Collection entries

#####

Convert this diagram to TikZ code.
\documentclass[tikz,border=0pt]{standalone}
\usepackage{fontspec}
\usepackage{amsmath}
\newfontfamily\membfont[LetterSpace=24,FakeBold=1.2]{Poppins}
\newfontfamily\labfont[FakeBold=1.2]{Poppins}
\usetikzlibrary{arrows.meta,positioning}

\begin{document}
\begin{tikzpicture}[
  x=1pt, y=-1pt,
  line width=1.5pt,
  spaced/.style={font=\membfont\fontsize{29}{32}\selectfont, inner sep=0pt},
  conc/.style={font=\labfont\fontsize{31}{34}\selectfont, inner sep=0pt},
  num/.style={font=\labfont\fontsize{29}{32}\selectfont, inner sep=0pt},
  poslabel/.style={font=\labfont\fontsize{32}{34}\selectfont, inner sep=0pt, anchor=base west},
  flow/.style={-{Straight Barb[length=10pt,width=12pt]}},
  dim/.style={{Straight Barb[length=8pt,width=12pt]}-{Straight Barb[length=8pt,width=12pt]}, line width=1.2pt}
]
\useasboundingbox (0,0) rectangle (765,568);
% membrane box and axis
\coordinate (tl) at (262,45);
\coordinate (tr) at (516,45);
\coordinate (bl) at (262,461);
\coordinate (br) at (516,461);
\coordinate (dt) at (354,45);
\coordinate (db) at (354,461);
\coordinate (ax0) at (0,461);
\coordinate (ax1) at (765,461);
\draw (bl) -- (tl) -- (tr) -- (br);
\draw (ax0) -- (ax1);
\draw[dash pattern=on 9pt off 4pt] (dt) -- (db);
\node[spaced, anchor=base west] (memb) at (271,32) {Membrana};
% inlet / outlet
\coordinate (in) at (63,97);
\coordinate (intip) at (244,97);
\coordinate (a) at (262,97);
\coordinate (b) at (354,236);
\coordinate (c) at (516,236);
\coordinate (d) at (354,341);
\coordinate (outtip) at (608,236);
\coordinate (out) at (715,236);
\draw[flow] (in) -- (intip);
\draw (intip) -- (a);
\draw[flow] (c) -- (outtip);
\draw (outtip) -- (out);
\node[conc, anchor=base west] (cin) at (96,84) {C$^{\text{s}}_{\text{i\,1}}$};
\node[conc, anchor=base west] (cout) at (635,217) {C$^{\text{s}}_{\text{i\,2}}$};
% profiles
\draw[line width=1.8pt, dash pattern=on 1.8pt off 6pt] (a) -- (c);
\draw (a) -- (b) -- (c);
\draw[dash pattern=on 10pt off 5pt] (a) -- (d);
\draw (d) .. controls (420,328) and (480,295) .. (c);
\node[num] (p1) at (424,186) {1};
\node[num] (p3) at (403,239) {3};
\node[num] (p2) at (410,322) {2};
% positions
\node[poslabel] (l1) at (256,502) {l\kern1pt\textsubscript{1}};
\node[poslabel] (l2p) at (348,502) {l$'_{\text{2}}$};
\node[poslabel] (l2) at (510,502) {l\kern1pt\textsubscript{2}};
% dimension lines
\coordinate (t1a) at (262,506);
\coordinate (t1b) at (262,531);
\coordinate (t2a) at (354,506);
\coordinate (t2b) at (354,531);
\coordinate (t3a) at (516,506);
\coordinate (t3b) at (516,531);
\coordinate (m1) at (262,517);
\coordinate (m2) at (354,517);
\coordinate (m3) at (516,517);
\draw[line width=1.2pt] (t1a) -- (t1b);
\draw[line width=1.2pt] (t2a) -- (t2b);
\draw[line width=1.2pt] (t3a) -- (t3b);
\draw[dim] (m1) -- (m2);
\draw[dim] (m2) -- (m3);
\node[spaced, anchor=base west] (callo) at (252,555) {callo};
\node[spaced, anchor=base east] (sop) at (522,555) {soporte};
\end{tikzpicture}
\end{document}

#####

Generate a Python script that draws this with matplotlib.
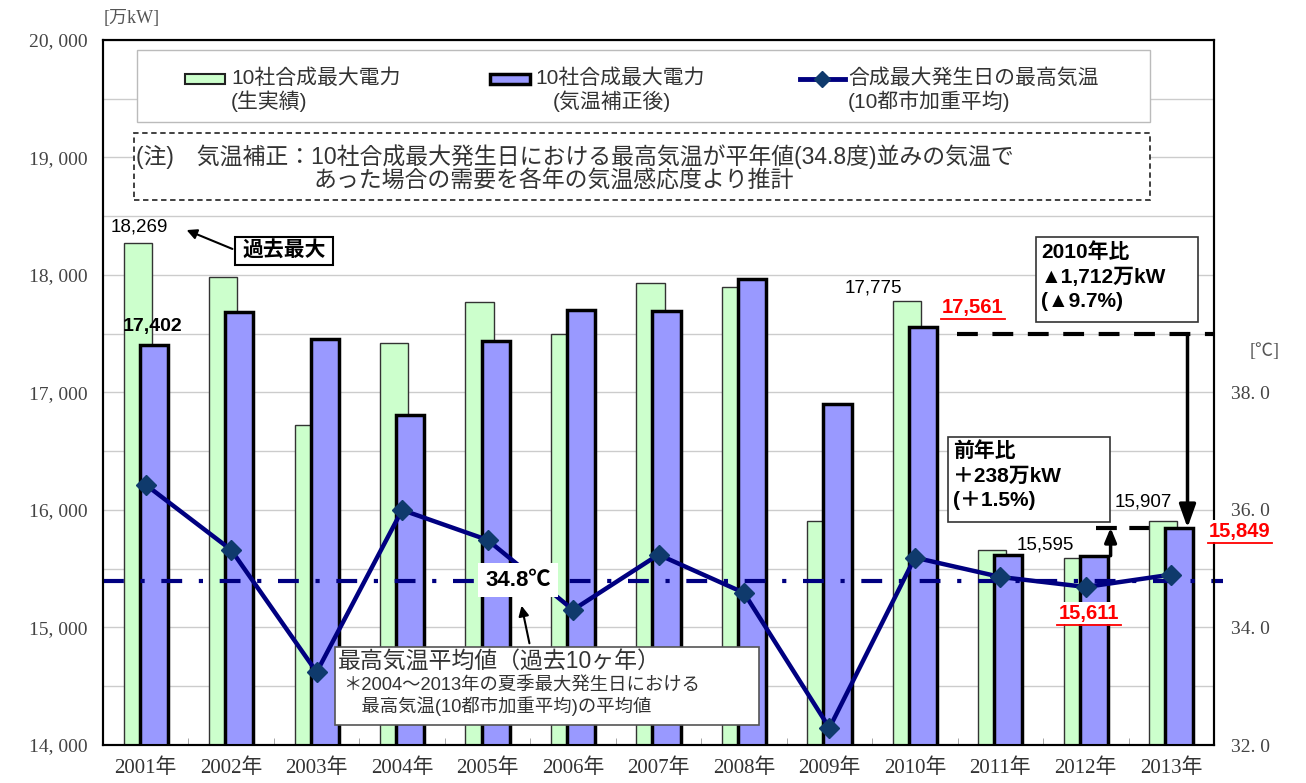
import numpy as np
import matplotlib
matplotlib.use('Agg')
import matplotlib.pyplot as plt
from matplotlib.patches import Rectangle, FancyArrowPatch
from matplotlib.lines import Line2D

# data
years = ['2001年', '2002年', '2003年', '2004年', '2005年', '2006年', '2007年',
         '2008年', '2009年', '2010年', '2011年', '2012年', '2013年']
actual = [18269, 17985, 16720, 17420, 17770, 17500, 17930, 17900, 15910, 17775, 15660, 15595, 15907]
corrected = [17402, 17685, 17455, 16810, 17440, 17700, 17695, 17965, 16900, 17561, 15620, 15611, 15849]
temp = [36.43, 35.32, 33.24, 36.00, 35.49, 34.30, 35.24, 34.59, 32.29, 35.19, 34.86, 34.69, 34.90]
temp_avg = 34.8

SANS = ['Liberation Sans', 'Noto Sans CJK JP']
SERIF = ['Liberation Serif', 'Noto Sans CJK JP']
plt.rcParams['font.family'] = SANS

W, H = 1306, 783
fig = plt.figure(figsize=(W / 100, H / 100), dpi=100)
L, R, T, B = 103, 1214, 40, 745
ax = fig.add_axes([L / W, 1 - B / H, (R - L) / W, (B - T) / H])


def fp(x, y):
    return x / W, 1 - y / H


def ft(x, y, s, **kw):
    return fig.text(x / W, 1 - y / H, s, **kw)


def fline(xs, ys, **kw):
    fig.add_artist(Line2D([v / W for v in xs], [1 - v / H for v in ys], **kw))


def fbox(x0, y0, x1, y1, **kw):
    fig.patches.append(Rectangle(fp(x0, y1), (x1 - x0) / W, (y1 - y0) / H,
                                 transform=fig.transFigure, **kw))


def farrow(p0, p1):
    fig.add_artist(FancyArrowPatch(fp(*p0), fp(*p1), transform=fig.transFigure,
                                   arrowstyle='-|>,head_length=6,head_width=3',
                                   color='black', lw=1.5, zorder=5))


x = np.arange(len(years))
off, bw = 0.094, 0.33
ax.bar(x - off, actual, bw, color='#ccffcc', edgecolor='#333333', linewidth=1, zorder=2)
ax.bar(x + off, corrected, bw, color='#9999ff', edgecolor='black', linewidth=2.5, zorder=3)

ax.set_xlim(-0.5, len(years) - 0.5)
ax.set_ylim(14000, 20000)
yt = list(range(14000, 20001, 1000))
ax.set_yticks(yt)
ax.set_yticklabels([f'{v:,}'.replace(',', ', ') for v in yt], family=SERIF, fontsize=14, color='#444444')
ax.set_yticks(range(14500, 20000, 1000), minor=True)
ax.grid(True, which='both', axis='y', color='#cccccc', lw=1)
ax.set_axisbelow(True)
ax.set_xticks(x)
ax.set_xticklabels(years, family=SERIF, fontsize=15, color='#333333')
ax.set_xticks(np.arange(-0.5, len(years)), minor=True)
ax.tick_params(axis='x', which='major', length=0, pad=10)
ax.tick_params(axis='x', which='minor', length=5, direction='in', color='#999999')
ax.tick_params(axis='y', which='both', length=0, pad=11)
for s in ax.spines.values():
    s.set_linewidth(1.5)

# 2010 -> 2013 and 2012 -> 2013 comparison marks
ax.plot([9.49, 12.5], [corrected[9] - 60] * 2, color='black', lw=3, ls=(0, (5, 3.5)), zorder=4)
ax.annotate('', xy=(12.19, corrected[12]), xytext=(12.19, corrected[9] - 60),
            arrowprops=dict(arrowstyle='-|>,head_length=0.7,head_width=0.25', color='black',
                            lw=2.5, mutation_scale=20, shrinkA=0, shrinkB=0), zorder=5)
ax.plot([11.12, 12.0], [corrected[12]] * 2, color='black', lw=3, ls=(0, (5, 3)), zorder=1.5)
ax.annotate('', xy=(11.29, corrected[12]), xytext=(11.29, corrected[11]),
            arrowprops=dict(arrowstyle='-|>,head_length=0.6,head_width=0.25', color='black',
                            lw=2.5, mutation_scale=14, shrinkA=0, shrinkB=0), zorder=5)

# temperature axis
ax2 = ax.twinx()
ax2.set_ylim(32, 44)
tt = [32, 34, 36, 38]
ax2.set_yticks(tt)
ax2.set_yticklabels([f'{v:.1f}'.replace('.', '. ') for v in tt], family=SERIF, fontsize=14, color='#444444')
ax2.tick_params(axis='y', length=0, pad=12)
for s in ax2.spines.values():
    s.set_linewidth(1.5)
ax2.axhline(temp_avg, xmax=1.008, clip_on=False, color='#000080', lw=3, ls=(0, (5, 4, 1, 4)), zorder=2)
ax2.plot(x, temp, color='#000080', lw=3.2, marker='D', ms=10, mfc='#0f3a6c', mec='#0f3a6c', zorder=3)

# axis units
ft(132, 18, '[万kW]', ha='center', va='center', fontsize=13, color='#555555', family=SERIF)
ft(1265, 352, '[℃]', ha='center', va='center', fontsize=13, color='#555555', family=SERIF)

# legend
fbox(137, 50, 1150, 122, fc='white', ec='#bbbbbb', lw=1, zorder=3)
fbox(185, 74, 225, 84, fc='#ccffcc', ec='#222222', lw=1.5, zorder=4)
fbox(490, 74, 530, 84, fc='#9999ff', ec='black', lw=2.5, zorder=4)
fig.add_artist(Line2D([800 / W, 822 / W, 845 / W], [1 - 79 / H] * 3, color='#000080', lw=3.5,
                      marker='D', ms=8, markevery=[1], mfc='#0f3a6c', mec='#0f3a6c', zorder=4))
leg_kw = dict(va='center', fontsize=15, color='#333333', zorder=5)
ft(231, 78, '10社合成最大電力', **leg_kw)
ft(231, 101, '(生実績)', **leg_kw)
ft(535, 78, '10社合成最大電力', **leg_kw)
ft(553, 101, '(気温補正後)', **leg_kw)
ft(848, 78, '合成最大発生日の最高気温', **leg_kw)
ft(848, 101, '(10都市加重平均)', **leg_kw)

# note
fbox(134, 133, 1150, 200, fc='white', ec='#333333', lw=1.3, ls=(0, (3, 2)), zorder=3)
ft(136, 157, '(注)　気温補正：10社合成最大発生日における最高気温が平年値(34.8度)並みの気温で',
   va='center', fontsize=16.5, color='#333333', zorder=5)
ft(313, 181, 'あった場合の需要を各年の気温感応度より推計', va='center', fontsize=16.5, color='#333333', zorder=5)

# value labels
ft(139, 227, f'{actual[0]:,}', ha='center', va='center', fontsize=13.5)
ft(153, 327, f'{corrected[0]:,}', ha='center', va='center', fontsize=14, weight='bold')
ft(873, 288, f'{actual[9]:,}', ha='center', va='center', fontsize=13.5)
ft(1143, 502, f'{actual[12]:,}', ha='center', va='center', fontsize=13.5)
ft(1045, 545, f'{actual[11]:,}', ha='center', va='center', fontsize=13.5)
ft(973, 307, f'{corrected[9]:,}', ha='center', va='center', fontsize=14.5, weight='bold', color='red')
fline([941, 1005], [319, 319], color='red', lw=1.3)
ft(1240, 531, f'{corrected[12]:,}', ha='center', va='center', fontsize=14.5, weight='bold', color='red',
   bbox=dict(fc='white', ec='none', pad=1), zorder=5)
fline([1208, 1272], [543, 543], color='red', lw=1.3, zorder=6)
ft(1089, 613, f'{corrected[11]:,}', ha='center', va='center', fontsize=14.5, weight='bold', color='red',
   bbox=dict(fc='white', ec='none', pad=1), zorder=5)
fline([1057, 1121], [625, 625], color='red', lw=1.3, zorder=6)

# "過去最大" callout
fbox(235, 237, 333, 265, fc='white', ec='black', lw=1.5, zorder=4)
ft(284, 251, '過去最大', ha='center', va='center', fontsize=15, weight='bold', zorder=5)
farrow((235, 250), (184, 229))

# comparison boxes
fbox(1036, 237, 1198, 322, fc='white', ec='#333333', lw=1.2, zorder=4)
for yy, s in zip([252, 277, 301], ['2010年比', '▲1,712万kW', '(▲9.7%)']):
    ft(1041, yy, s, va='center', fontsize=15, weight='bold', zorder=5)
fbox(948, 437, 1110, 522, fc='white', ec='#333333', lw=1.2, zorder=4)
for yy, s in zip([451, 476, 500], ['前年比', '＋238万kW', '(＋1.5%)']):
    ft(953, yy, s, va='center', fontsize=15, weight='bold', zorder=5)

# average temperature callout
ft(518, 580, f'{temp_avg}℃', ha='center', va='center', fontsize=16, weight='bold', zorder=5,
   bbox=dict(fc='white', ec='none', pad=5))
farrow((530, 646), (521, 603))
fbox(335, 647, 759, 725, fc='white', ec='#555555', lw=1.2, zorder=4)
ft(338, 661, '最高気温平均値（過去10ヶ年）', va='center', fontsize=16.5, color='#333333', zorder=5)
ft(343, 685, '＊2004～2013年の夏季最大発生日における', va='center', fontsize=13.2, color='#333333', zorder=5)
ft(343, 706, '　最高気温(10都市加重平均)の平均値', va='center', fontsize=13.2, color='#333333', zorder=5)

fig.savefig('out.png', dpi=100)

#####

**Aim of the exercise**
Give back the exact lines above, running from the one that has "Generate a Python" through the one that has "transform=fig.transFigure, **kw))", with nothing added and no pictures.

**Output for this task**
Generate a Python script that draws this with matplotlib.
import numpy as np
import matplotlib
matplotlib.use('Agg')
import matplotlib.pyplot as plt
from matplotlib.patches import Rectangle, FancyArrowPatch
from matplotlib.lines import Line2D

# data
years = ['2001年', '2002年', '2003年', '2004年', '2005年', '2006年', '2007年',
         '2008年', '2009年', '2010年', '2011年', '2012年', '2013年']
actual = [18269, 17985, 16720, 17420, 17770, 17500, 17930, 17900, 15910, 17775, 15660, 15595, 15907]
corrected = [17402, 17685, 17455, 16810, 17440, 17700, 17695, 17965, 16900, 17561, 15620, 15611, 15849]
temp = [36.43, 35.32, 33.24, 36.00, 35.49, 34.30, 35.24, 34.59, 32.29, 35.19, 34.86, 34.69, 34.90]
temp_avg = 34.8

SANS = ['Liberation Sans', 'Noto Sans CJK JP']
SERIF = ['Liberation Serif', 'Noto Sans CJK JP']
plt.rcParams['font.family'] = SANS

W, H = 1306, 783
fig = plt.figure(figsize=(W / 100, H / 100), dpi=100)
L, R, T, B = 103, 1214, 40, 745
ax = fig.add_axes([L / W, 1 - B / H, (R - L) / W, (B - T) / H])


def fp(x, y):
    return x / W, 1 - y / H


def ft(x, y, s, **kw):
    return fig.text(x / W, 1 - y / H, s, **kw)


def fline(xs, ys, **kw):
    fig.add_artist(Line2D([v / W for v in xs], [1 - v / H for v in ys], **kw))


def fbox(x0, y0, x1, y1, **kw):
    fig.patches.append(Rectangle(fp(x0, y1), (x1 - x0) / W, (y1 - y0) / H,
                                 transform=fig.transFigure, **kw))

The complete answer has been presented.